***** DATASET RECORDS
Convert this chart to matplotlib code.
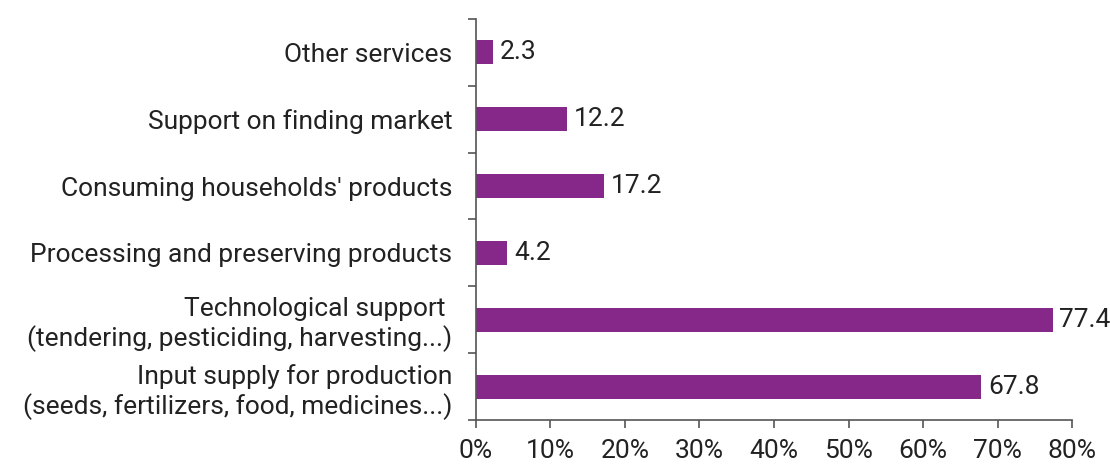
import matplotlib
matplotlib.use("Agg")
import matplotlib.pyplot as plt
from matplotlib.ticker import FixedLocator, FuncFormatter

# services received, bottom to top
categories = [
    "Input supply for production\n(seeds, fertilizers, food, medicines...)",
    "Technological support \n(tendering, pesticiding, harvesting...)",
    "Processing and preserving products",
    "Consuming households' products",
    "Support on finding market",
    "Other services",
]
values = [67.8, 77.4, 4.2, 17.2, 12.2, 2.3]
x_ticks = [0, 10, 20, 30, 40, 50, 60, 70, 80]

bar_color = "#85288A"
text_color = "#222222"
axis_color = "#555555"
fs = 19

plt.rcParams['font.family'] = ['Roboto', 'DejaVu Sans']

fig = plt.figure(figsize=(11.1, 4.65), dpi=100)
ax = fig.add_axes([0.4288, 0.0968, 0.5370, 0.8624])

pos = list(range(len(categories)))
ax.barh(pos, values, height=0.36, color=bar_color)
for p, v in zip(pos, values):
    ax.text(v + 0.9, p, f"{v:.1f}", va="center", ha="left",
            fontsize=fs, color=text_color)

ax.set_xlim(0, 80)
ax.set_ylim(-0.5, len(categories) - 0.5)
ax.set_xticks(x_ticks)
ax.xaxis.set_major_formatter(FuncFormatter(lambda x, _: f"{x:.0f}%"))

# category names sit between tick marks drawn at the bar boundaries
ax.set_yticks(pos, minor=True)
ax.set_yticklabels(categories, minor=True, linespacing=1.1)
ax.yaxis.set_major_locator(FixedLocator([p - 0.5 for p in pos] + [len(pos) - 0.5]))
ax.set_yticklabels([])
ax.tick_params(axis="y", which="minor", length=0, pad=17,
               labelsize=fs, labelcolor=text_color)
ax.tick_params(axis="y", which="major", length=6, width=1.2, color=axis_color)
ax.tick_params(axis="x", length=6, width=1.2, color=axis_color,
               labelsize=fs, labelcolor=text_color, pad=8)

for side in ("top", "right"):
    ax.spines[side].set_visible(False)
for side in ("left", "bottom"):
    ax.spines[side].set_color(axis_color)
    ax.spines[side].set_linewidth(1.2)

fig.savefig("out.png", dpi=100)
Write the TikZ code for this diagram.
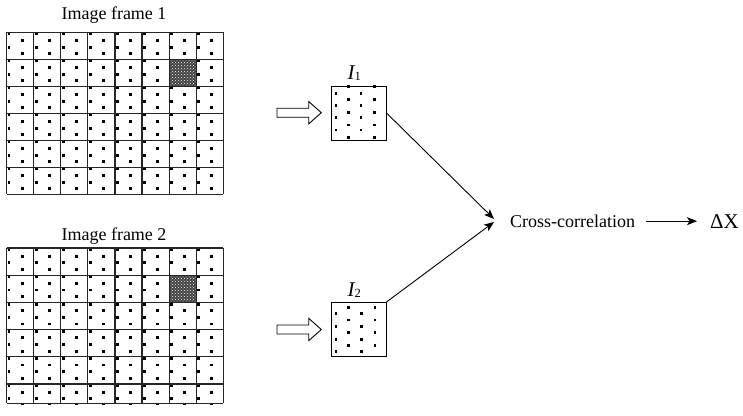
\documentclass[tikz,border=0pt]{standalone}
\usepackage{fontspec}
\setmainfont{Liberation Serif}
\usetikzlibrary{arrows.meta,patterns}
\begin{document}
\begin{tikzpicture}[x=1pt,y=-1pt,
  gridline/.style={line width=1.2pt, draw=black!85},
  conn/.style={line width=0.9pt, -{Stealth[length=10pt,width=8pt,inset=2.5pt]}},
  hollow/.style={draw=black, line width=0.9pt, fill=white},
  lbl/.style={font=\fontsize{18}{21}\selectfont, inner sep=0pt},
  winbox/.style={draw=black, line width=1pt, minimum width=55pt, minimum height=54pt, inner sep=0pt},
  sq/.pic={\fill (-1.4,-1.4) rectangle (1.4,1.4);},
  hollowarrow/.pic={\draw[hollow] (0,-4.5) -- (31.7,-4.5) -- (31.7,-11.2) -- (44.3,0) -- (31.7,11.2) -- (31.7,4.5) -- (0,4.5) -- cycle;},
  hatchcell/.style={preaction={fill=black!75}, pattern=crosshatch dots, pattern color=white}
]
\useasboundingbox (0,0) rectangle (743,415);

% ---------- Image frame 1 ----------
\node[lbl, anchor=base] (t1) at (114,19.3) {Image frame 1};
\foreach \i in {0,...,7} \foreach \j in {0,...,5} {
  \pgfmathsetmacro\cx{6.5+27.1*\i}
  \pgfmathsetmacro\cy{32.3+27*\j}
  \pic at (\cx+2.5,\cy+1.7) {sq};
  \pic at (\cx+2.5,\cy+14.8) {sq};
  \pic at (\cx+15.6,\cy+8.2) {sq};
  \pic at (\cx+15.6,\cy+21.5) {sq};
}
\fill[hatchcell] (169.1,59.3) rectangle (196.2,86.3);
\foreach \i in {0,...,8} \draw[gridline] (6.5+27.1*\i,32.3) -- (6.5+27.1*\i,194.3);
\foreach \j in {0,...,6} \draw[gridline] (6.5,32.3+27*\j) -- (223.3,32.3+27*\j);

% ---------- Image frame 2 ----------
\node[lbl, anchor=base] (t2) at (114,240) {Image frame 2};
\begin{scope}
\clip (4,246) rectangle (225,404);
\foreach \i in {0,...,7} \foreach \j in {0,...,5} {
  \pgfmathsetmacro\cx{6.5+27.1*\i}
  \pgfmathsetmacro\cy{248+27.2*\j}
  \pic at (\cx+2.5,\cy+1.7) {sq};
  \pic at (\cx+2.5,\cy+14.8) {sq};
  \pic at (\cx+15.6,\cy+8.2) {sq};
  \pic at (\cx+15.6,\cy+21.5) {sq};
}
\end{scope}
\fill[hatchcell] (169.1,275.2) rectangle (196.2,302.4);
\foreach \i in {0,...,8} \draw[gridline] (6.5+27.1*\i,248) -- (6.5+27.1*\i,403.3);
\foreach \j in {0,...,5} \draw[gridline] (6.5,248+27.2*\j) -- (223.3,248+27.2*\j);
\draw[gridline] (6.5,403.3) -- (223.3,403.3);

% ---------- hollow arrows ----------
\pic at (277,112.7) {hollowarrow};
\pic at (277,329.5) {hollowarrow};

% ---------- windows ----------
\node[winbox] (i1) at (358.5,113) {};
\node[winbox] (i2) at (358.5,329.5) {};
\foreach \x in {336,361} \foreach \y in {93.3,105.7,117.3,130} \pic at (\x,\y) {sq};
\foreach \x in {348.3,374.3} \foreach \y in {86.7,99.3,112.3,125,137.3} \pic at (\x,\y) {sq};
\foreach \x in {336,361.7} \foreach \y in {313.3,326.7,339.3,351.7} \pic at (\x,\y) {sq};
\foreach \x in {348.3,375} \foreach \y in {307.3,320,332.7,345.7} \pic at (\x,\y) {sq};

\node[inner sep=0pt, anchor=base west] (l1) at (347.5,79.3)
  {{\fontsize{21}{24}\selectfont\itshape I}\raisebox{-1.6pt}{\fontsize{12.5}{14}\selectfont 1}};
\node[inner sep=0pt, anchor=base west] (l2) at (347.5,296)
  {{\fontsize{21}{24}\selectfont\itshape I}\raisebox{-1.6pt}{\fontsize{12.5}{14}\selectfont 2}};

% ---------- cross-correlation ----------
\node[lbl, anchor=base west] (cc) at (510,227.3) {Cross-correlation};
\node[inner sep=0pt, anchor=base west, font=\fontsize{21}{24}\selectfont] (dx) at (710,228.3) {ΔX};
\coordinate (m1) at (494,219);
\coordinate (m2) at (494,222);
\draw[conn] (i1.east) -- (m1);
\draw[conn] (i2.north east) -- (m2);
\draw[conn] ([xshift=11pt]cc.east) -- ([xshift=-13pt]cc.east -| dx.west);
\end{tikzpicture}
\end{document}
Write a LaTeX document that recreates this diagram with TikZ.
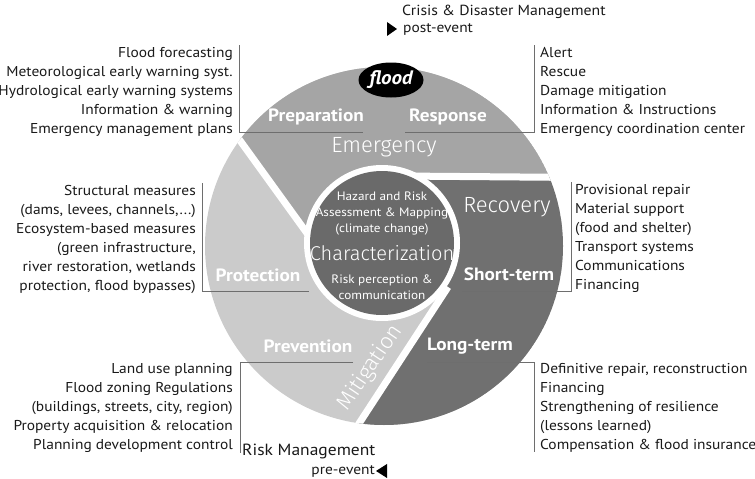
\documentclass[tikz,border=0pt]{standalone}
\usepackage{fontspec}
\setmainfont{PT Sans}[FakeStretch=1.08]
\newfontfamily\lightfont{Fira Sans Light}
\usetikzlibrary{shapes.geometric}
\definecolor{segtop}{RGB}{165,165,165}
\definecolor{segleft}{RGB}{203,203,203}
\definecolor{segright}{RGB}{112,112,112}
\definecolor{core}{RGB}{106,106,106}
\definecolor{rule}{RGB}{110,110,110}
\definecolor{ink}{RGB}{25,25,25}

\tikzset{
  list/.style={inner sep=0pt, text=ink, font=\fontsize{14.3}{19}\selectfont},
  phase/.style={inner sep=0pt, text=white, font=\bfseries\fontsize{17.8}{20}\selectfont},
  stage/.style={inner sep=0pt, text=white, font=\lightfont\fontsize{22}{24}\selectfont},
  coretext/.style={inner sep=0pt, text=white, align=center, font=\fontsize{12.2}{16}\selectfont},
  headline/.style={inner sep=0pt, text=ink, font=\fontsize{16.2}{20}\selectfont},
  bracket/.style={rule, line width=0.9pt},
  gap/.style={white, line width=7pt},
}

\begin{document}
\begin{tikzpicture}[x=1pt,y=-1pt]
  \useasboundingbox (0,0) rectangle (755,479);
  % wheel
  \coordinate (O) at (384,246);
  \coordinate (C) at (382,243);
  \coordinate (g1a) at (124,-20);
  \coordinate (g1b) at (330,265);
  \coordinate (g2a) at (400,176);
  \coordinate (g2b) at (640,178);
  \coordinate (g3a) at (244,600);
  \coordinate (g3b) at (448,287);
  \begin{scope}
    \clip (O) circle [radius=179];
    \fill[segleft] (O) circle [radius=179];
    \fill[segtop] (g1a) -- (g1b) -- (C) -- (g2a) -- (g2b) -- (640,-20) -- cycle;
    \fill[segright] (g2a) -- (g2b) -- (640,600) -- (g3a) -- (g3b) -- (C) -- cycle;
    \draw[gap] (g1a) -- (g1b);
    \draw[gap] (g2a) -- (g2b);
    \draw[gap] (g3a) -- (g3b);
  \end{scope}
  \fill[white] (C) circle [radius=78];
  \fill[core] (C) circle [radius=72];

  % flood
  \node[ellipse, fill=black, minimum width=65pt, minimum height=35pt, inner sep=0pt,
        text=white, font=\bfseries\itshape\fontsize{19.5}{21}\selectfont] (flood) at (391,80) {flood};

  % segment labels
  \node[phase] (prep) at (316,117) {Preparation};
  \node[phase] (resp) at (448,117) {Response};
  \node[stage] (emer) at (384,147) {Emergency};
  \node[stage] (reco) at (507,207) {Recovery};
  \node[phase] (short) at (509,274) {Short-term};
  \node[phase] (prot) at (258,275) {Protection};
  \node[phase] (prev) at (308,346) {Prevention};
  \node[phase] (long) at (470,346) {Long-term};
  \node[stage, rotate=56] (miti) at (370,368) {Mitigation};

  % core
  \node[coretext] (haz) at (382,214) {Hazard and Risk\\Assessment \& Mapping\\(climate change)};
  \node[stage, font=\lightfont\fontsize{20}{22}\selectfont] (char) at (382,253) {Characterization};
  \node[coretext] (perc) at (382,287) {Risk perception \&\\communication};

  % measures
  \node[list, align=right, anchor=north east] (preplist) at (233,47)
    {Flood forecasting\\Meteorological early warning syst.\\Hydrological early warning systems\\Information \& warning\\Emergency management plans};
  \node[list, align=left, anchor=north west] (resplist) at (540,47)
    {Alert\\Rescue\\Damage mitigation\\Information \& Instructions\\Emergency coordination center};
  \node[list, align=right, anchor=north east] (protlist) at (196,185)
    {Structural measures\\(dams, levees, channels,...)\\Ecosystem-based measures\\(green infrastructure,\\river restoration, wetlands\\protection, flood bypasses)};
  \node[list, align=left, anchor=north west] (shortlist) at (575,184)
    {Provisional repair\\Material support\\(food and shelter)\\Transport systems\\Communications\\Financing};
  \node[list, align=right, anchor=north east] (prevlist) at (233,363)
    {Land use planning\\Flood zoning Regulations\\(buildings, streets, city, region)\\Property acquisition \& relocation\\Planning development control};
  \node[list, align=left, anchor=north west] (longlist) at (540,363)
    {Definitive repair, reconstruction\\Financing\\Strengthening of resilience\\(lessons learned)\\Compensation \& flood insurance};

  % brackets
  \coordinate (prepend) at (363,132);
  \coordinate (respend) at (405,132);
  \coordinate (protend) at (309,291);
  \coordinate (shortend) at (462,291);
  \coordinate (prevend) at (353,362);
  \coordinate (longend) at (427,362);
  \draw[bracket] ([xshift=6pt,yshift=2pt]preplist.north east) |- (prepend);
  \draw[bracket] ([xshift=-6pt,yshift=2pt]resplist.north west) |- (respend);
  \draw[bracket] ([xshift=6pt,yshift=2pt]protlist.north east) |- (protend);
  \draw[bracket] ([xshift=-4pt,yshift=2pt]shortlist.north west) |- (shortend);
  \draw[bracket] (prevend) -| ([xshift=7pt]prevlist.south east);
  \draw[bracket] (longend) -| ([xshift=-6pt]longlist.south west);

  % headings
  \node[headline, font=\fontsize{14.6}{18}\selectfont, anchor=base west] (crisis) at (402,15) {Crisis \& Disaster Management};
  \node[list, anchor=base west] (post) at (403,32) {post-event};
  \fill[black] ([xshift=-6pt]post.west) -- ++(-10,-7) -- ++(0,14) -- cycle;
  \node[headline, anchor=base west] (risk) at (242,455) {Risk Management};
  \node[list, anchor=base east] (pre) at (375,474) {pre-event};
  \fill[black] ([xshift=1pt]pre.east) -- ++(11,-7) -- ++(0,14) -- cycle;
\end{tikzpicture}
\end{document}
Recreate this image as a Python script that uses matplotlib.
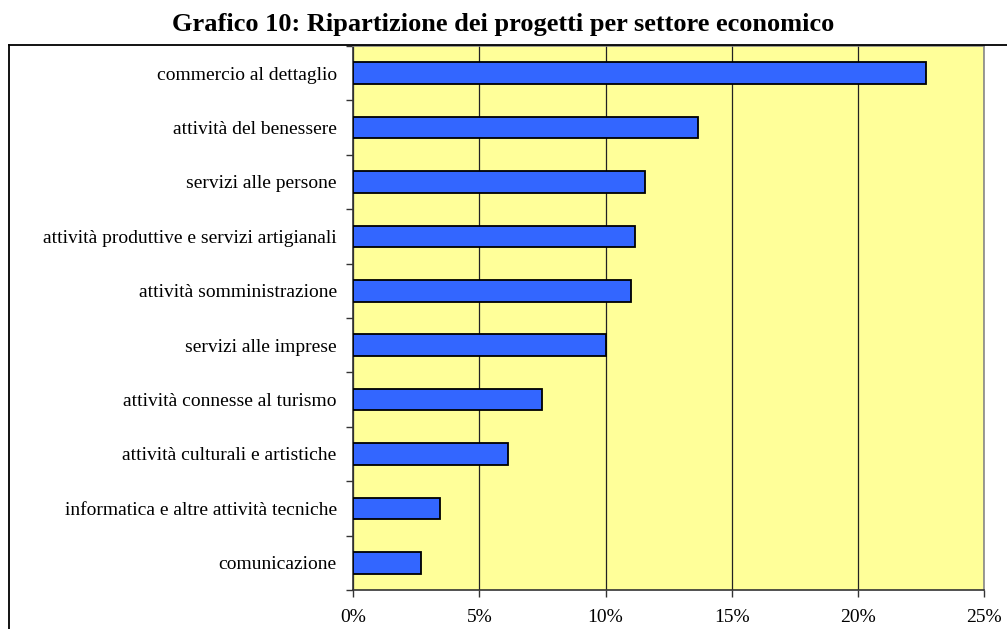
**********
| YOUR GOAL |
Extract from the material above the stretch running from the line containing "Write the TikZ code for this diagram." through the line containing "(0,0) rectangle (743,415);". Keep the text exact and the pictures out.

| FINAL RESULT |
Write the TikZ code for this diagram.
\documentclass[tikz,border=0pt]{standalone}
\usepackage{fontspec}
\setmainfont{Liberation Serif}
\usetikzlibrary{arrows.meta,patterns}
\begin{document}
\begin{tikzpicture}[x=1pt,y=-1pt,
  gridline/.style={line width=1.2pt, draw=black!85},
  conn/.style={line width=0.9pt, -{Stealth[length=10pt,width=8pt,inset=2.5pt]}},
  hollow/.style={draw=black, line width=0.9pt, fill=white},
  lbl/.style={font=\fontsize{18}{21}\selectfont, inner sep=0pt},
  winbox/.style={draw=black, line width=1pt, minimum width=55pt, minimum height=54pt, inner sep=0pt},
  sq/.pic={\fill (-1.4,-1.4) rectangle (1.4,1.4);},
  hollowarrow/.pic={\draw[hollow] (0,-4.5) -- (31.7,-4.5) -- (31.7,-11.2) -- (44.3,0) -- (31.7,11.2) -- (31.7,4.5) -- (0,4.5) -- cycle;},
  hatchcell/.style={preaction={fill=black!75}, pattern=crosshatch dots, pattern color=white}
]
\useasboundingbox (0,0) rectangle (743,415);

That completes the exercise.